Entries with chart source code
-- -- --

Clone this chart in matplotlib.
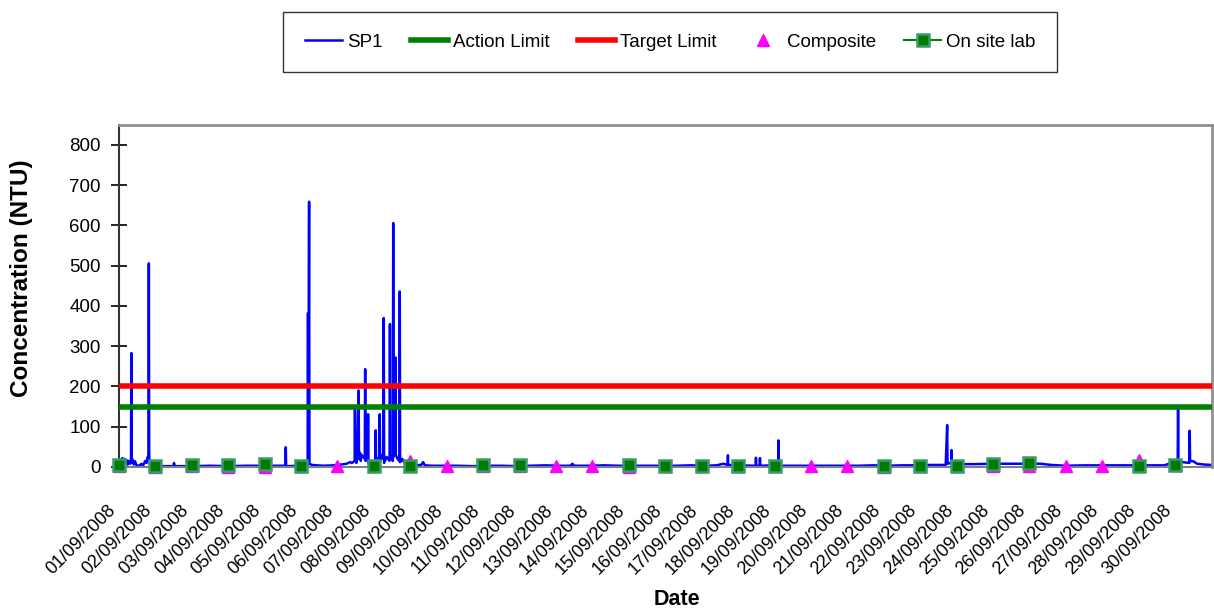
import matplotlib
matplotlib.use("Agg")
import matplotlib.pyplot as plt
import matplotlib.dates as mdates
from matplotlib.lines import Line2D
import numpy as np
import pandas as pd

# ---------------- data ----------------
start_date = "2008-09-01"
n_days = 30

# SP1 turbidity record (day offset from 01/09/2008, NTU)
sp1_day = [0.00, 0.03, 0.06, 0.09, 0.12, 0.15, 0.18, 0.21, 0.24, 0.27, 0.31, 0.33, 0.34, 0.35,
           0.38, 0.41, 0.44, 0.48, 0.55, 0.62, 0.66, 0.72, 0.76, 0.79, 0.81, 0.82, 0.83, 0.86,
           0.95, 1.20, 1.50, 1.51, 1.53, 2.00, 2.50, 3.00, 3.50, 4.00, 4.57, 4.58, 4.59, 5.00,
           5.18, 5.19, 5.20, 5.22, 5.23, 5.30, 5.60, 5.90, 6.10, 6.25, 6.35, 6.40, 6.47, 6.48,
           6.49, 6.52, 6.53, 6.54, 6.58, 6.59, 6.62, 6.64, 6.66, 6.75, 6.76, 6.77, 6.83, 6.84,
           6.85, 6.95, 7.04, 7.05, 7.06, 7.10, 7.15, 7.16, 7.17, 7.20, 7.26, 7.27, 7.28, 7.35,
           7.43, 7.44, 7.45, 7.48, 7.52, 7.53, 7.54, 7.58, 7.59, 7.60, 7.65, 7.70, 7.71, 7.72,
           7.78, 7.85, 7.95, 8.10, 8.30, 8.35, 8.40, 8.60, 8.90, 9.30, 9.70, 10.10, 10.50, 10.90,
           11.30, 11.70, 12.10, 12.40, 12.45, 12.50, 12.90, 13.30, 13.70, 14.10, 14.50, 14.90,
           15.30, 15.70, 16.10, 16.40, 16.60, 16.71, 16.72, 16.73, 17.00, 17.48, 17.49, 17.50,
           17.59, 17.60, 17.61, 18.00, 18.10, 18.11, 18.12, 18.30, 18.70, 19.10, 19.50, 19.90,
           20.30, 20.70, 21.10, 21.50, 21.90, 22.30, 22.70, 22.74, 22.75, 22.85, 22.86, 22.87,
           23.00, 23.50, 24.00, 24.50, 25.00, 25.30, 25.60, 26.00, 26.50, 27.00, 27.50, 28.00,
           28.40, 28.70, 28.90, 29.00, 29.07, 29.08, 29.09, 29.20, 29.39, 29.40, 29.41, 29.50,
           29.60, 29.80, 30.00]
sp1_ntu = [5, 18, 8, 22, 10, 20, 9, 17, 6, 15, 8, 12, 283, 10,
           18, 6, 14, 4, 3, 8, 3, 15, 10, 25, 20, 506, 22, 5,
           3, 2, 2, 10, 2, 2, 3, 2, 3, 3, 3, 49, 2, 3,
           4, 382, 20, 659, 8, 5, 3, 4, 6, 8, 12, 10, 15, 144,
           20, 10, 82, 18, 190, 20, 35, 15, 30, 20, 243, 15, 20, 131,
           10, 12, 15, 91, 10, 20, 25, 131, 15, 30, 20, 370, 10, 25,
           15, 355, 30, 20, 15, 606, 25, 60, 272, 30, 20, 15, 436, 12,
           20, 8, 5, 4, 5, 12, 4, 3, 3, 3, 2, 3, 3, 2,
           3, 4, 3, 3, 8, 3, 3, 4, 3, 3, 3, 3,
           3, 4, 3, 4, 8, 5, 29, 5, 4, 3, 23, 3,
           3, 22, 3, 4, 3, 66, 3, 3, 3, 3, 3, 3,
           3, 4, 3, 4, 4, 5, 5, 104, 8, 10, 42, 8,
           7, 7, 8, 8, 8, 8, 5, 3, 4, 4, 4, 4,
           4, 4, 10, 8, 12, 148, 15, 12, 10, 90, 15, 14,
           8, 6, 5]

action_limit = 150
target_limit = 200

composite_day = list(range(30))
composite_ntu = [2, 0, 2, 1, 1, 3, 2, 2, 16, 2, 2, 3, 3, 3, 1,
                 2, 2, 2, 2, 3, 3, 1, 2, 2, 3, 2, 2, 3, 17, 4]

lab_day = [0, 1, 2, 3, 4, 5, 7, 8, 10, 11, 14, 15, 16, 17, 18, 21, 22, 23, 24, 25, 28, 29]
lab_ntu = [5, 2, 4, 6, 7, 3, 3, 3, 4, 4, 5, 3, 3, 2, 3, 3, 3, 3, 8, 9, 2, 4]

y_ticks = [0, 100, 200, 300, 400, 500, 600, 700, 800]

# ---------------- plot ----------------
base = pd.Timestamp(start_date)
def to_dt(days):
    return base + pd.to_timedelta(np.asarray(days, dtype=float), unit="D")

fam = ["Liberation Sans", "DejaVu Sans"]

fig = plt.figure(figsize=(12.14, 6.12), dpi=100)
ax = fig.add_axes([0.098, 0.237, 0.900, 0.559])

ax.plot(to_dt(sp1_day), sp1_ntu, color="#0000FF", lw=1.8, zorder=2)
ax.axhline(action_limit, color="#008000", lw=4, zorder=3)
ax.axhline(target_limit, color="#FF0000", lw=4, zorder=3)
ax.plot(to_dt(composite_day), composite_ntu, ls="none", marker="^", ms=9,
        color="#FF00FF", mec="#FF00FF", zorder=4, clip_on=False)
ax.plot(to_dt(lab_day), lab_ntu, ls="none", marker="s", ms=8.5,
        mfc="#007A00", mec="#3A9A6A", mew=1.8, zorder=5, clip_on=False)

ax.set_xlim(base, base + pd.Timedelta(days=n_days))
ax.set_ylim(0, 850)
ax.set_yticks(y_ticks)
ax.set_xticks(to_dt(range(n_days)))
ax.xaxis.set_major_formatter(mdates.DateFormatter("%d/%m/%Y"))

for lab in ax.get_xticklabels():
    lab.set_rotation(45)
    lab.set_ha("right")
    lab.set_va("top")
    lab.set_fontfamily(fam)
    lab.set_fontsize(13)
for lab in ax.get_yticklabels():
    lab.set_fontfamily(fam)
    lab.set_fontsize(13.5)

ax.tick_params(axis="x", length=0, pad=25)
ax.tick_params(axis="y", direction="inout", length=12, width=1.2, pad=7)

ax.spines["left"].set_color("#333333")
ax.spines["left"].set_linewidth(1.5)
ax.spines["bottom"].set_color("#808080")
ax.spines["bottom"].set_linewidth(1.5)
ax.spines["top"].set_color("#909090")
ax.spines["top"].set_linewidth(2)
ax.spines["right"].set_color("#909090")
ax.spines["right"].set_linewidth(2)

ax.set_ylabel("Concentration (NTU)", fontfamily=fam, fontweight="bold", fontsize=17.5)
ax.yaxis.set_label_coords(-0.0787, 0.553)
fig.text(0.558, 0.0115, "Date", fontfamily=fam, fontweight="bold",
         fontsize=15.5, ha="center", va="baseline")

handles = [
    Line2D([], [], color="#0000FF", lw=1.8),
    Line2D([], [], color="#008000", lw=4),
    Line2D([], [], color="#FF0000", lw=4),
    Line2D([], [], ls="none", marker="^", ms=9, color="#FF00FF"),
    Line2D([], [], color="#008000", lw=1.5, marker="s", ms=8.5,
           mfc="#007A00", mec="#3A9A6A", mew=1.8),
]
labels = ["SP1", "Action Limit", "Target Limit", "Composite", "On site lab"]
leg = fig.legend(handles, labels, loc="center", bbox_to_anchor=(0.552, 0.931),
                 ncol=5, frameon=True, fancybox=False, edgecolor="black",
                 handlelength=2.0, handletextpad=0.25, columnspacing=1.5,
                 borderpad=1.15, prop={"family": fam, "size": 13.5})
leg.get_frame().set_linewidth(1.0)

fig.savefig("out.png", dpi=100)
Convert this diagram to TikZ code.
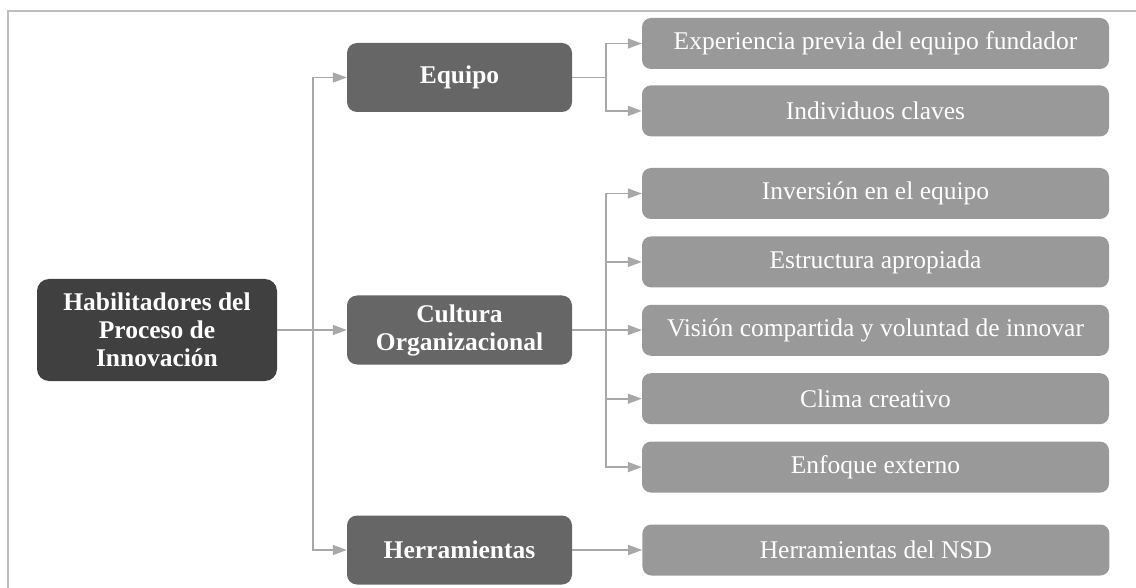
\documentclass[tikz,border=0pt]{standalone}
\usepackage{fontspec}
\setmainfont{Liberation Serif}
\usepackage{tikz}
\usetikzlibrary{arrows.meta, positioning}

\definecolor{raizgris}{HTML}{404040}
\definecolor{grupogris}{HTML}{666666}
\definecolor{hojagris}{HTML}{999999}
\definecolor{lineagris}{HTML}{A8A8A8}
\definecolor{marcogris}{HTML}{BEBEBE}

\begin{document}
\begin{tikzpicture}[
      x=1pt, y=-1pt,
      font=\fontsize{25.5}{28}\selectfont,
      raiz/.style={
          rectangle,
          rounded corners=12pt,
          align=center,
          minimum width=240pt,
          minimum height=102pt,
          inner sep=0pt,
          text=white,
          font=\fontsize{25.5}{28}\selectfont\bfseries,
          fill=raizgris
        },
      grupo/.style={
          rectangle,
          rounded corners=10pt,
          align=center,
          minimum width=225pt,
          minimum height=69pt,
          inner sep=0pt,
          text=white,
          font=\fontsize{25.5}{28}\selectfont\bfseries,
          fill=grupogris
        },
      hoja/.style={
          rectangle,
          rounded corners=9pt,
          align=center,
          minimum width=467pt,
          minimum height=51pt,
          inner sep=0pt,
          text=white,
          fill=hojagris
        },
      linea/.style={
          draw=lineagris,
          line width=1.6pt
        },
      flecha/.style={
          linea,
          -{Triangle[length=14pt,width=10pt]}
        }
    ]
    \useasboundingbox (0,0) rectangle (1136,588);

    % Marco
    \draw[draw=marcogris, line width=2pt] (8,590) -- (8,11) -- (1138,11);

    % Raiz
    \node[raiz] (habil) at (157,330) {Habilitadores del\\Proceso de\\Innovación};

    % Grupos
    \node[grupo] (equipo) at (459.5,77.5) {Equipo};
    \node[grupo] (cultura) at (459.5,330) {Cultura\\Organizacional};
    \node[grupo] (herram) at (459.5,550) {Herramientas};

    % Hojas: Equipo
    \node[hoja] (exper) at (875.5,43.5) {Experiencia previa del equipo fundador};
    \node[hoja, below=16pt of exper] (indiv) {Individuos claves};

    % Hojas: Cultura
    \node[hoja] (invers) at (875.5,193.5) {Inversión en el equipo};
    \node[hoja, below=17pt of invers] (estruc) {Estructura apropiada};
    \node[hoja, below=17pt of estruc] (vision) {Visión compartida y voluntad de innovar};
    \node[hoja, below=17pt of vision] (clima) {Clima creativo};
    \node[hoja, below=17pt of clima] (enfoque) {Enfoque externo};

    % Hojas: Herramientas
    \node[hoja, right=70pt of herram] (nsd) {Herramientas del NSD};

    % Puntos de rama
    \coordinate (tronco) at (313,330);
    \coordinate (ramaE) at (606,77.5);
    \coordinate (ramaC) at (606,330);

    % Tronco
    \draw[flecha] (habil) -- (cultura);
    \draw[flecha] (tronco) |- (equipo);
    \draw[flecha] (tronco) |- (herram);

    % Rama Equipo
    \draw[linea] (equipo) -- (ramaE);
    \draw[flecha] (ramaE) |- (exper);
    \draw[flecha] (ramaE) |- (indiv);

    % Rama Cultura
    \draw[linea] (cultura) -- (ramaC);
    \draw[flecha] (ramaC) |- (invers);
    \draw[flecha] (ramaC) |- (estruc);
    \draw[flecha] (ramaC) -- (vision);
    \draw[flecha] (ramaC) |- (clima);
    \draw[flecha] (ramaC) |- (enfoque);

    % Rama Herramientas
    \draw[flecha] (herram) -- (nsd);
  \end{tikzpicture}
\end{document}
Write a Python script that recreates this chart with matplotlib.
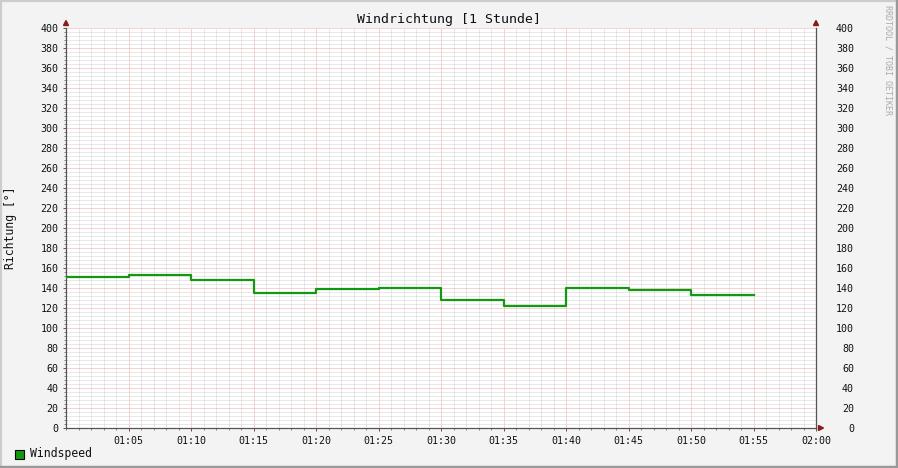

-- -- --

**EXERCISE**
Stop after the line containing "n_days = 30": copy the records exactly from the first line up to there, leaving pictures out.

**TASK RESULT**
Clone this chart in matplotlib.
import matplotlib
matplotlib.use("Agg")
import matplotlib.pyplot as plt
import matplotlib.dates as mdates
from matplotlib.lines import Line2D
import numpy as np
import pandas as pd

# ---------------- data ----------------
start_date = "2008-09-01"
n_days = 30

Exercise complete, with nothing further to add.